Just as with Fannie and Freddie, we can predict that the Democratic Party will move heaven and earth to make the new entitlement a success and that eventually it also will prove to be a financial house of cards. The first card to topple will probably be the lie that the CBO was forced to accept, namely that the Medicare "doc fix" will not once again be repealed for another year.
Many other nations simply set up a one-payer system paid for out of general revenues and leave it at that with variations on that theme.
This has the virtue of simplicity, especially if unlike Medicare and Medicaid, billing fraud is prevented.
What Obamacare instead has done is begin to build a large, complicated structure build on a deteriorating, irregular foundation. If you want a clean new stable house, you have to get a permit to demolish the old one. The President never applied to the people for that permit and thus got in bed with the Big Pharma guys. Now he can walk down the street with Big Finance on one side of him and Big Pharma on the other side.
And if the Repubs get in, the insurance companies they love now remain alive and with more customers than even coming, and they will get more goodies. The people will remain the losers.
What's coming promises to be a mess run largely by people who have run nothing other than political campaigns and professorial offices in academia. All sold to the American people on untrue statements including that the low-margin insurance companies are the villains in our current mess and that physicians take out tonsils rather than prescribe antibiotics because they are greedy and that surgeons make tens of thousands of dollars to take off a limb rather than prescribe diabetes medicine.
And on the half-lie that taxing for a few years before spending really begins counts as deficit reduction. Just wait for the spending to start in earnest.
"Bush lied" is old hat and literally not true re Iraq ("Cheney lied" is less false if such an epistemological statement can be made).
Candidate Obama misled us, and President Obama did the same.
How can transforming the health system this way end well?

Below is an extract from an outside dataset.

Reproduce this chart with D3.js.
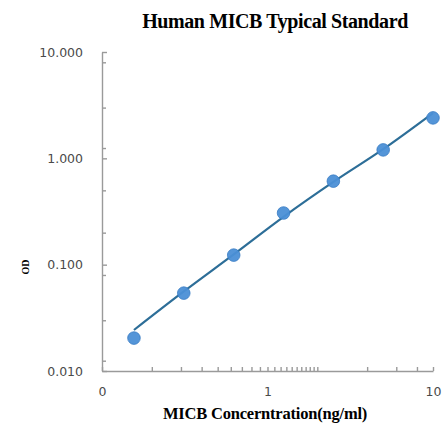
<!DOCTYPE html>
<html>
<head>
<meta charset="utf-8">
<script src="https://d3js.org/d3.v7.min.js"></script>
<style>
  body { margin: 0; background: #fff; }
  .tick text { font-family: "DejaVu Sans", sans-serif; font-size: 12.5px; fill: #4a4a4a; }
  .domain, .tick line { stroke: #9a9a9a; stroke-width: 1.4; }
</style>
</head>
<body>
<svg width="442" height="423"></svg>
<script>
// standard concentrations (ng/ml) and measured OD
var conc = [0.156, 0.312, 0.625, 1.25, 2.5, 5, 10];
var od = [0.0204, 0.054, 0.123, 0.306, 0.61, 1.2, 2.40];
// fitted curve
var fitConc = [0.156, 0.312, 0.625, 1.25, 2.5, 5, 10];
var fitOd = [0.0243, 0.056, 0.125, 0.282, 0.60, 1.22, 2.67];

var xTicks = [0.1, 1, 10];
var xTickLabels = ["0", "1", "10"];
var xMinor = [0.2, 0.3, 0.4, 0.5, 0.6, 0.7, 0.8, 0.9,
              1.1, 1.2, 1.3, 1.4, 1.5, 1.6, 1.7, 1.8, 1.9, 2, 4, 6, 8];
var yTicks = [0.01, 0.1, 1, 10];
var yTickLabels = ["0.010", "0.100", "1.000", "10.000"];
var yMinor = [8, 3, 1.25, 0.5, 0.2, 0.08, 0.03, 0.0125];

var svg = d3.select("svg");

var x = d3.scaleLog().domain([0.1, 10]).range([102, 433]);
var y = d3.scaleLog().domain([0.01, 10]).range([371, 52]);

// axes (ticks point inward)
svg.append("g")
    .attr("transform", "translate(0,371)")
    .call(d3.axisBottom(x).tickValues(xMinor).tickFormat("").tickSizeInner(-4).tickSizeOuter(0))
    .call(function(g){ g.select(".domain").remove(); });
svg.append("g")
    .attr("transform", "translate(0,371)")
    .call(d3.axisBottom(x).tickValues(xTicks)
        .tickFormat(function(d, i){ return xTickLabels[i]; })
        .tickSizeInner(-4).tickSizeOuter(0).tickPadding(16));

svg.append("g")
    .attr("transform", "translate(102,0)")
    .call(d3.axisLeft(y).tickValues(yMinor).tickFormat("").tickSizeInner(-4).tickSizeOuter(0))
    .call(function(g){ g.select(".domain").remove(); });
svg.append("g")
    .attr("transform", "translate(102,0)")
    .call(d3.axisLeft(y).tickValues(yTicks)
        .tickFormat(function(d, i){ return yTickLabels[i]; })
        .tickSizeInner(-5).tickSizeOuter(0).tickPadding(19));

// fitted curve
var line = d3.line()
    .x(function(d){ return x(d[0]); })
    .y(function(d){ return y(d[1]); })
    .curve(d3.curveMonotoneX);

svg.append("path")
    .datum(d3.zip(fitConc, fitOd))
    .attr("d", line)
    .attr("fill", "none")
    .attr("stroke", "#2d6e98")
    .attr("stroke-width", 2.2);

// standard points
svg.selectAll(".pt")
    .data(d3.zip(conc, od))
  .enter().append("circle")
    .attr("class", "pt")
    .attr("cx", function(d){ return x(d[0]); })
    .attr("cy", function(d){ return y(d[1]); })
    .attr("r", 6.3)
    .attr("fill", "#4b8fd6")
    .attr("fill-opacity", 0.95)
    .attr("stroke", "#3a7cc4")
    .attr("stroke-width", 0.8);

// titles
svg.append("text")
    .attr("x", 275).attr("y", 28)
    .attr("text-anchor", "middle")
    .style("font-family", "'Liberation Serif', serif")
    .style("font-weight", "bold")
    .style("font-size", "20px")
    .style("letter-spacing", "-0.4px")
    .text("Human MICB Typical Standard");

svg.append("text")
    .attr("x", 265).attr("y", 419)
    .attr("text-anchor", "middle")
    .style("font-family", "'Liberation Serif', serif")
    .style("font-weight", "bold")
    .style("font-size", "16.5px")
    .style("letter-spacing", "-0.2px")
    .text("MICB Concerntration(ng/ml)");

svg.append("text")
    .attr("transform", "translate(29,267) rotate(-90)")
    .attr("text-anchor", "middle")
    .style("font-family", "'Liberation Serif', serif")
    .style("font-weight", "bold")
    .style("font-size", "10px")
    .text("OD");
</script>
</body>
</html>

Copyright (C) Long Lake LLC 2010
The people will suffer from "Obamacare" like they have not suffered since 1993 when the last attempt at healthcare reform failed? Costs have gone up much faster than income, and at an increasingly rapid rate, but it is better to do nothing? Oh, but I forgot, I'm OK. I'm going onto Medicare, so I don't have to pay premiums of $750 per month anymore; I get subsidized single-payer now! Hooray for me, too bad for you if you aren't 65 yet.